*Supplied data:*
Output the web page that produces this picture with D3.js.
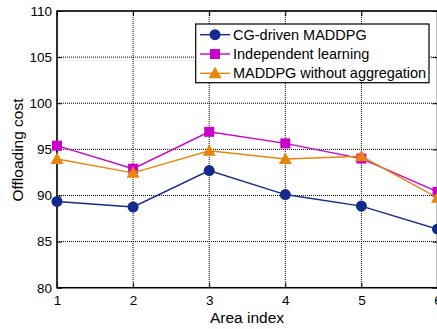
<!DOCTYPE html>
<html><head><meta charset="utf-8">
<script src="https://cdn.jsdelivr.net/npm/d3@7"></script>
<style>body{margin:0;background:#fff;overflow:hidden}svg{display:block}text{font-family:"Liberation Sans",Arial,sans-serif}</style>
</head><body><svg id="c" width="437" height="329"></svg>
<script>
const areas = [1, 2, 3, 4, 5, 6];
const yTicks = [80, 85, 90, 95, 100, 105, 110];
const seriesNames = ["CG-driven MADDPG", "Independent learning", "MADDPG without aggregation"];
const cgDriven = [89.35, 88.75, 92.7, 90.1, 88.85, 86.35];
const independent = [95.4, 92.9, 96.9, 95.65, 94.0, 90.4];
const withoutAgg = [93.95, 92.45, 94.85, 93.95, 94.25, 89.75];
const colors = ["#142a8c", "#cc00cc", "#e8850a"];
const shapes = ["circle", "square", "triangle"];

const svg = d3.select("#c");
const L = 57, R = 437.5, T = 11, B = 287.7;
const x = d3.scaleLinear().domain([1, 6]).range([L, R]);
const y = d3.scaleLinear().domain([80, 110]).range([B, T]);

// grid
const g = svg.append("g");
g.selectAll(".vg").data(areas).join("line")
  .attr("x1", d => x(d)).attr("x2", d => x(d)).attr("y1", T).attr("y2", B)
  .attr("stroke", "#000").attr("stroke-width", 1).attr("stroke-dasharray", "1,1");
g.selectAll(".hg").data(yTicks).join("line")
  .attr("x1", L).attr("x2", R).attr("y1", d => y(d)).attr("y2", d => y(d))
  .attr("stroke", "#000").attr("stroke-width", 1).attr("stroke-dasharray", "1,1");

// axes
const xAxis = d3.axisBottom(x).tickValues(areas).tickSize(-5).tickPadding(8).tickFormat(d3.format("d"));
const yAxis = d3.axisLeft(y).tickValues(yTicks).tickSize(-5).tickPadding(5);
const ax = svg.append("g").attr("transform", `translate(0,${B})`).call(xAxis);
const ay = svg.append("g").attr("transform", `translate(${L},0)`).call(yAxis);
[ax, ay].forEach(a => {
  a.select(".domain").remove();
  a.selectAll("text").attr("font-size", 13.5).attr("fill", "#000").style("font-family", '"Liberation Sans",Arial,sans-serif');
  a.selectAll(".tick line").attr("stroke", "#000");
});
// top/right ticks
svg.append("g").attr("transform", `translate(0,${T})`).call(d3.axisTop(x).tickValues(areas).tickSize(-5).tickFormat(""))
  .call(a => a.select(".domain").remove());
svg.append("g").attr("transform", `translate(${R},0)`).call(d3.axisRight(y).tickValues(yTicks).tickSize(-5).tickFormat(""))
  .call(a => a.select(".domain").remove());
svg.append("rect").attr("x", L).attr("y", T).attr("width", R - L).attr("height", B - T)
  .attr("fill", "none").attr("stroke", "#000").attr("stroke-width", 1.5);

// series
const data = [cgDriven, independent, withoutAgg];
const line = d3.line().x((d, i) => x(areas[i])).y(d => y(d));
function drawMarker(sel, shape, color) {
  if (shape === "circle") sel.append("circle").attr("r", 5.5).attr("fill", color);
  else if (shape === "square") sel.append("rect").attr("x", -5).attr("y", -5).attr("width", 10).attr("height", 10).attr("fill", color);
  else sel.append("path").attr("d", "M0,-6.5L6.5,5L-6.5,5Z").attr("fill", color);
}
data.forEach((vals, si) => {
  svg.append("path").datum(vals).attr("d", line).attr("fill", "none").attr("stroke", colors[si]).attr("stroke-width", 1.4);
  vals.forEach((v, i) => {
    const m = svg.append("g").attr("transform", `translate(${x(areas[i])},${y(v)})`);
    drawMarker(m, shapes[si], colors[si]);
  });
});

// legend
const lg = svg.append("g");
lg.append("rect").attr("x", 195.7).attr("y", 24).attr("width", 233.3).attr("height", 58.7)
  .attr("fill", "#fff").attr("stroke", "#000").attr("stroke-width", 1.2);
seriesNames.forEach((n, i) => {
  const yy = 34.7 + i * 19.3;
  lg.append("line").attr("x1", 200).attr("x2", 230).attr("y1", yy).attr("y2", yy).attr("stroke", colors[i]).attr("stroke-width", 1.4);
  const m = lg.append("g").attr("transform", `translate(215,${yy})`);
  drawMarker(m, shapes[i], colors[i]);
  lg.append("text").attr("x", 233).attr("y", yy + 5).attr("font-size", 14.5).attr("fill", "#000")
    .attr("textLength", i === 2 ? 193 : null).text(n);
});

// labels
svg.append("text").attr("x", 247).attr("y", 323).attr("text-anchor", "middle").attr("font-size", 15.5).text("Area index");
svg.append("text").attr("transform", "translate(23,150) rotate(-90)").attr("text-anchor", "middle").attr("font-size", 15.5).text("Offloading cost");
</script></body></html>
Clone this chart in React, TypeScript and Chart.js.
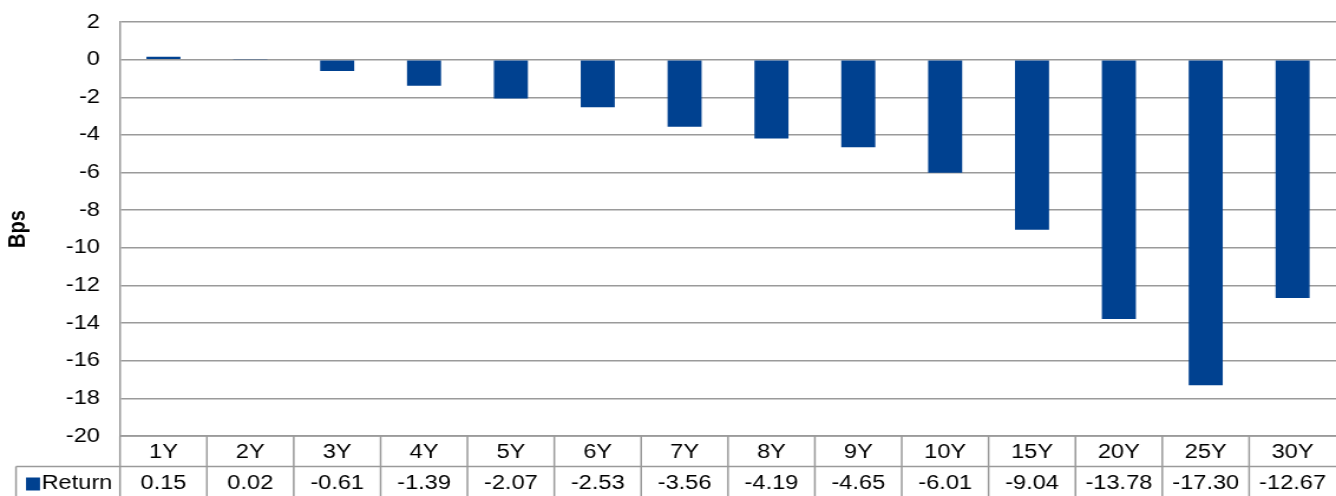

*Task objective:* All of the records above must be copied exactly, except for the pictures.

*Response to the task:*
Output the web page that produces this picture with D3.js.
<!DOCTYPE html>
<html><head><meta charset="utf-8">
<script src="https://cdn.jsdelivr.net/npm/d3@7"></script>
<style>body{margin:0;background:#fff;overflow:hidden}svg{display:block}text{font-family:"Liberation Sans",Arial,sans-serif}</style>
</head><body><svg id="c" width="437" height="329"></svg>
<script>
const areas = [1, 2, 3, 4, 5, 6];
const yTicks = [80, 85, 90, 95, 100, 105, 110];
const seriesNames = ["CG-driven MADDPG", "Independent learning", "MADDPG without aggregation"];
const cgDriven = [89.35, 88.75, 92.7, 90.1, 88.85, 86.35];
const independent = [95.4, 92.9, 96.9, 95.65, 94.0, 90.4];
const withoutAgg = [93.95, 92.45, 94.85, 93.95, 94.25, 89.75];
const colors = ["#142a8c", "#cc00cc", "#e8850a"];
const shapes = ["circle", "square", "triangle"];

const svg = d3.select("#c");
const L = 57, R = 437.5, T = 11, B = 287.7;
const x = d3.scaleLinear().domain([1, 6]).range([L, R]);
const y = d3.scaleLinear().domain([80, 110]).range([B, T]);

// grid
const g = svg.append("g");
g.selectAll(".vg").data(areas).join("line")
  .attr("x1", d => x(d)).attr("x2", d => x(d)).attr("y1", T).attr("y2", B)
  .attr("stroke", "#000").attr("stroke-width", 1).attr("stroke-dasharray", "1,1");
g.selectAll(".hg").data(yTicks).join("line")
  .attr("x1", L).attr("x2", R).attr("y1", d => y(d)).attr("y2", d => y(d))
  .attr("stroke", "#000").attr("stroke-width", 1).attr("stroke-dasharray", "1,1");

// axes
const xAxis = d3.axisBottom(x).tickValues(areas).tickSize(-5).tickPadding(8).tickFormat(d3.format("d"));
const yAxis = d3.axisLeft(y).tickValues(yTicks).tickSize(-5).tickPadding(5);
const ax = svg.append("g").attr("transform", `translate(0,${B})`).call(xAxis);
const ay = svg.append("g").attr("transform", `translate(${L},0)`).call(yAxis);
[ax, ay].forEach(a => {
  a.select(".domain").remove();
  a.selectAll("text").attr("font-size", 13.5).attr("fill", "#000").style("font-family", '"Liberation Sans",Arial,sans-serif');
  a.selectAll(".tick line").attr("stroke", "#000");
});
// top/right ticks
svg.append("g").attr("transform", `translate(0,${T})`).call(d3.axisTop(x).tickValues(areas).tickSize(-5).tickFormat(""))
  .call(a => a.select(".domain").remove());
svg.append("g").attr("transform", `translate(${R},0)`).call(d3.axisRight(y).tickValues(yTicks).tickSize(-5).tickFormat(""))
  .call(a => a.select(".domain").remove());
svg.append("rect").attr("x", L).attr("y", T).attr("width", R - L).attr("height", B - T)
  .attr("fill", "none").attr("stroke", "#000").attr("stroke-width", 1.5);

// series
const data = [cgDriven, independent, withoutAgg];
const line = d3.line().x((d, i) => x(areas[i])).y(d => y(d));
function drawMarker(sel, shape, color) {
  if (shape === "circle") sel.append("circle").attr("r", 5.5).attr("fill", color);
  else if (shape === "square") sel.append("rect").attr("x", -5).attr("y", -5).attr("width", 10).attr("height", 10).attr("fill", color);
  else sel.append("path").attr("d", "M0,-6.5L6.5,5L-6.5,5Z").attr("fill", color);
}
data.forEach((vals, si) => {
  svg.append("path").datum(vals).attr("d", line).attr("fill", "none").attr("stroke", colors[si]).attr("stroke-width", 1.4);
  vals.forEach((v, i) => {
    const m = svg.append("g").attr("transform", `translate(${x(areas[i])},${y(v)})`);
    drawMarker(m, shapes[si], colors[si]);
  });
});

// legend
const lg = svg.append("g");
lg.append("rect").attr("x", 195.7).attr("y", 24).attr("width", 233.3).attr("height", 58.7)
  .attr("fill", "#fff").attr("stroke", "#000").attr("stroke-width", 1.2);
seriesNames.forEach((n, i) => {
  const yy = 34.7 + i * 19.3;
  lg.append("line").attr("x1", 200).attr("x2", 230).attr("y1", yy).attr("y2", yy).attr("stroke", colors[i]).attr("stroke-width", 1.4);
  const m = lg.append("g").attr("transform", `translate(215,${yy})`);
  drawMarker(m, shapes[i], colors[i]);
  lg.append("text").attr("x", 233).attr("y", yy + 5).attr("font-size", 14.5).attr("fill", "#000")
    .attr("textLength", i === 2 ? 193 : null).text(n);
});

// labels
svg.append("text").attr("x", 247).attr("y", 323).attr("text-anchor", "middle").attr("font-size", 15.5).text("Area index");
svg.append("text").attr("transform", "translate(23,150) rotate(-90)").attr("text-anchor", "middle").attr("font-size", 15.5).text("Offloading cost");
</script></body></html>
Clone this chart in React, TypeScript and Chart.js.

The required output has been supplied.